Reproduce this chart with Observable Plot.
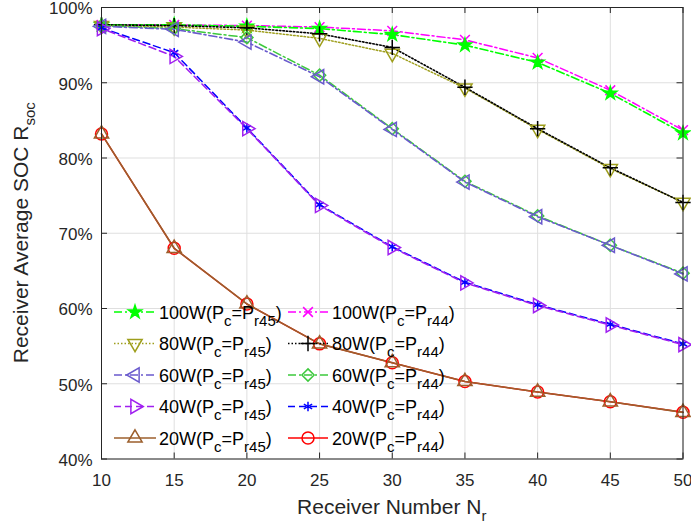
<!DOCTYPE html>
<html><head><meta charset="utf-8">
<script src="https://cdn.jsdelivr.net/npm/d3@7"></script>
<script src="https://cdn.jsdelivr.net/npm/@observablehq/plot@0.6"></script>
<style>
body{margin:0;background:#fff}
#chart svg{font-family:"Liberation Sans",Arial,Helvetica,sans-serif}
</style>
</head><body><div id="chart"></div>
<script>
// ---- data (values in %) ----
const receivers = [10, 15, 20, 25, 30, 35, 40, 45, 50];
const w100_r45 = [97.7, 97.7, 97.5, 97.2, 96.4, 95.0, 92.7, 88.6, 83.3];
const w100_r44 = [97.7, 97.7, 97.6, 97.4, 96.9, 95.7, 93.3, 89.0, 83.7];
const w80_r45  = [97.6, 97.4, 97.0, 95.9, 93.9, 89.3, 83.8, 78.6, 74.1];
const w80_r44  = [97.7, 97.6, 97.3, 96.5, 94.7, 89.4, 83.9, 78.7, 74.1];
const w60_r45  = [97.5, 97.1, 95.4, 90.8, 83.8, 76.8, 72.2, 68.4, 64.6];
const w60_r44  = [97.6, 97.2, 96.0, 91.0, 83.9, 76.9, 72.3, 68.4, 64.7];
const w40_r45  = [97.2, 93.5, 83.9, 73.7, 68.1, 63.4, 60.4, 57.8, 55.2];
const w40_r44  = [97.3, 94.0, 84.0, 73.8, 68.2, 63.5, 60.5, 57.9, 55.3];
const w20_r45  = [83.2, 68.0, 60.6, 55.3, 52.8, 50.3, 48.9, 47.6, 46.2];
const w20_r44  = [83.2, 68.0, 60.6, 55.3, 52.8, 50.3, 48.9, 47.6, 46.2];
const xTicks = [10, 15, 20, 25, 30, 35, 40, 45, 50];
const yTicks = [40, 50, 60, 70, 80, 90, 100];

// ---- styles ----
const DASHDOT = "8,3,2,3", DOT = "1.5,2", DASH = "7,4", SOLID = null;
const styles = {
  w100_r45: {values: w100_r45, color: "#00ff00", dash: DASHDOT, symbol: "star", r: 4.1, rot: 0, fill: "#00ff00", label: "100W", sub: "r45"},
  w80_r45:  {values: w80_r45,  color: "#9e9e1c", dash: DOT, symbol: "triangle", r: 5.3, rot: 180, fill: "none", label: "80W", sub: "r45"},
  w60_r45:  {values: w60_r45,  color: "#6a5acd", dash: DASHDOT, symbol: "triangle", r: 5.3, rot: -90, fill: "none", label: "60W", sub: "r45"},
  w40_r45:  {values: w40_r45,  color: "#a020f0", dash: DASH, symbol: "triangle", r: 5.3, rot: 90, fill: "none", label: "40W", sub: "r45"},
  w20_r45:  {values: w20_r45,  color: "#9c5f2c", dash: SOLID, symbol: "triangle", r: 5.3, rot: 0, fill: "none", label: "20W", sub: "r45"},
  w100_r44: {values: w100_r44, color: "#ff00ff", dash: DASHDOT, symbol: "times", r: 4.5, rot: 0, fill: "none", label: "100W", sub: "r44"},
  w80_r44:  {values: w80_r44,  color: "#000000", dash: DOT, symbol: "plus", r: 5, rot: 0, fill: "none", label: "80W", sub: "r44"},
  w60_r44:  {values: w60_r44,  color: "#3dc93d", dash: DASHDOT, symbol: "diamond2", r: 5.5, rot: 0, fill: "none", label: "60W", sub: "r44"},
  w40_r44:  {values: w40_r44,  color: "#0000ff", dash: DASH, symbol: "asterisk", r: 4.5, rot: 0, fill: "none", label: "40W", sub: "r44"},
  w20_r44:  {values: w20_r44,  color: "#ff0000", dash: SOLID, symbol: "circle", r: 6, rot: 0, fill: "none", label: "20W", sub: "r44"}
};
// pairs drawn: [bottom, top]
const pairs = [["w100_r44","w100_r45"],["w80_r45","w80_r44"],["w60_r44","w60_r45"],["w40_r44","w40_r45"],["w20_r44","w20_r45"]];
const legendCols = [["w100_r45","w80_r45","w60_r45","w40_r45","w20_r45"],["w100_r44","w80_r44","w60_r44","w40_r44","w20_r44"]];

const W = 691, H = 529, mL = 101, mR = 8.5, mT = 7, mB = 70.5;
const fw = W - mL - mR, fh = H - mT - mB;
const AX = "#262626";

const marks = [
  Plot.gridX(xTicks, {stroke: "#dfdfdf", strokeOpacity: 1}),
  Plot.gridY(yTicks, {stroke: "#dfdfdf", strokeOpacity: 1}),
  Plot.tickX(xTicks, {x: d => d, stroke: AX, insetTop: fh - 6}),
  Plot.tickX(xTicks, {x: d => d, stroke: AX, insetBottom: fh - 6}),
  Plot.tickY(yTicks, {y: d => d, stroke: AX, insetRight: fw - 6}),
  Plot.tickY(yTicks, {y: d => d, stroke: AX, insetLeft: fw - 6}),
  Plot.axisX(xTicks, {tickSize: 0, tickPadding: 15, fontSize: 17, color: AX, label: null}),
  Plot.axisY(yTicks, {tickSize: 0, tickPadding: 9, fontSize: 17, color: AX, label: null, dy: 1.5, tickFormat: d => d + "%"})
];
const rowsOf = s => receivers.map((x, i) => ({x, y: s.values[i]}));
for (const [a, b] of pairs) {
  const A = styles[a], B = styles[b];
  marks.push(Plot.line(rowsOf(A), {x: "x", y: "y", stroke: A.color, strokeWidth: 1.5, strokeDasharray: A.dash}));
  marks.push(Plot.line(rowsOf(B), {x: "x", y: "y", stroke: B.color, strokeWidth: 1.6, strokeDasharray: B.dash, strokeDashoffset: 4}));
  for (const S of [A, B])
    marks.push(Plot.dot(rowsOf(S), {x: "x", y: "y", symbol: S.symbol, r: S.r, stroke: S.color, strokeWidth: 1.5, fill: S.fill, rotate: S.rot}));
}
marks.push(Plot.frame({stroke: AX, strokeWidth: 1}));

const chart = Plot.plot({
  width: W, height: H,
  marginLeft: mL, marginRight: mR, marginTop: mT, marginBottom: mB,
  x: {domain: [10, 50], axis: null},
  y: {domain: [40, 100], axis: null},
  style: {fontFamily: "'Liberation Sans', Arial, sans-serif", background: "white", color: AX},
  marks
});
document.getElementById("chart").appendChild(chart);

// ---- axis labels with subscripts ----
const svg = d3.select(chart);
const xl = svg.append("text").attr("x", (mL + W - mR) / 2).attr("y", 514)
  .attr("text-anchor", "middle").attr("fill", AX).style("font-size", "21px");
xl.append("tspan").text("Receiver Number N");
xl.append("tspan").attr("dy", 7).style("font-size", "15px").text("r");

const yl = svg.append("text").attr("transform", "translate(28," + (mT + fh / 2) + ") rotate(-90)")
  .attr("text-anchor", "middle").attr("fill", AX).style("font-size", "21px");
yl.append("tspan").text("Receiver Average SOC R");
yl.append("tspan").attr("dy", 7).style("font-size", "15px").text("soc");

// ---- legend ----
const symMap = {star: d3.symbolStar, triangle: d3.symbolTriangle, diamond2: d3.symbolDiamond2,
  times: d3.symbolTimes, plus: d3.symbolPlus, asterisk: d3.symbolAsterisk, circle: d3.symbolCircle};
const colGeom = [{x1: 114, x2: 156, mx: 135, tx: 159}, {x1: 288, x2: 328, mx: 308, tx: 332}];
const rowY = [312, 343.5, 375, 406.5, 438];
const lg = svg.append("g").attr("text-anchor", "start");
legendCols.forEach((col, ci) => {
  const g = colGeom[ci];
  col.forEach((k, ri) => {
    const s = styles[k], y = rowY[ri];
    lg.append("line").attr("x1", g.x1).attr("x2", g.x2).attr("y1", y).attr("y2", y)
      .attr("stroke", s.color).attr("stroke-width", 1.5).attr("stroke-dasharray", s.dash);
    lg.append("path").attr("d", d3.symbol(symMap[s.symbol], s.r * s.r * Math.PI)())
      .attr("transform", "translate(" + g.mx + "," + y + ") rotate(" + s.rot + ")")
      .attr("stroke", s.color).attr("stroke-width", 1.5).attr("fill", s.fill);
    const t = lg.append("text").attr("x", g.tx).attr("y", y + 6.5).attr("fill", "#000")
      .attr("text-anchor", "start").style("font-size", "18px");
    t.append("tspan").text(s.label + "(P");
    t.append("tspan").attr("dy", 7).style("font-size", "15px").text("c");
    t.append("tspan").attr("dy", -7).text("=P");
    t.append("tspan").attr("dy", 7).style("font-size", "15px").text(s.sub);
    t.append("tspan").attr("dy", -7).text(")");
  });
});
</script>
</body></html>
▬▬▬▬▬▬▬▬▬▬
- What you have to do:
Leave out the pictures and repeat exactly the lines from the start of the material through the line that contains "const yTicks = [40, 50, 60, 70, 80, 90, 100];", both included.

- Result below:
Reproduce this chart with Observable Plot.
<!DOCTYPE html>
<html><head><meta charset="utf-8">
<script src="https://cdn.jsdelivr.net/npm/d3@7"></script>
<script src="https://cdn.jsdelivr.net/npm/@observablehq/plot@0.6"></script>
<style>
body{margin:0;background:#fff}
#chart svg{font-family:"Liberation Sans",Arial,Helvetica,sans-serif}
</style>
</head><body><div id="chart"></div>
<script>
// ---- data (values in %) ----
const receivers = [10, 15, 20, 25, 30, 35, 40, 45, 50];
const w100_r45 = [97.7, 97.7, 97.5, 97.2, 96.4, 95.0, 92.7, 88.6, 83.3];
const w100_r44 = [97.7, 97.7, 97.6, 97.4, 96.9, 95.7, 93.3, 89.0, 83.7];
const w80_r45  = [97.6, 97.4, 97.0, 95.9, 93.9, 89.3, 83.8, 78.6, 74.1];
const w80_r44  = [97.7, 97.6, 97.3, 96.5, 94.7, 89.4, 83.9, 78.7, 74.1];
const w60_r45  = [97.5, 97.1, 95.4, 90.8, 83.8, 76.8, 72.2, 68.4, 64.6];
const w60_r44  = [97.6, 97.2, 96.0, 91.0, 83.9, 76.9, 72.3, 68.4, 64.7];
const w40_r45  = [97.2, 93.5, 83.9, 73.7, 68.1, 63.4, 60.4, 57.8, 55.2];
const w40_r44  = [97.3, 94.0, 84.0, 73.8, 68.2, 63.5, 60.5, 57.9, 55.3];
const w20_r45  = [83.2, 68.0, 60.6, 55.3, 52.8, 50.3, 48.9, 47.6, 46.2];
const w20_r44  = [83.2, 68.0, 60.6, 55.3, 52.8, 50.3, 48.9, 47.6, 46.2];
const xTicks = [10, 15, 20, 25, 30, 35, 40, 45, 50];
const yTicks = [40, 50, 60, 70, 80, 90, 100];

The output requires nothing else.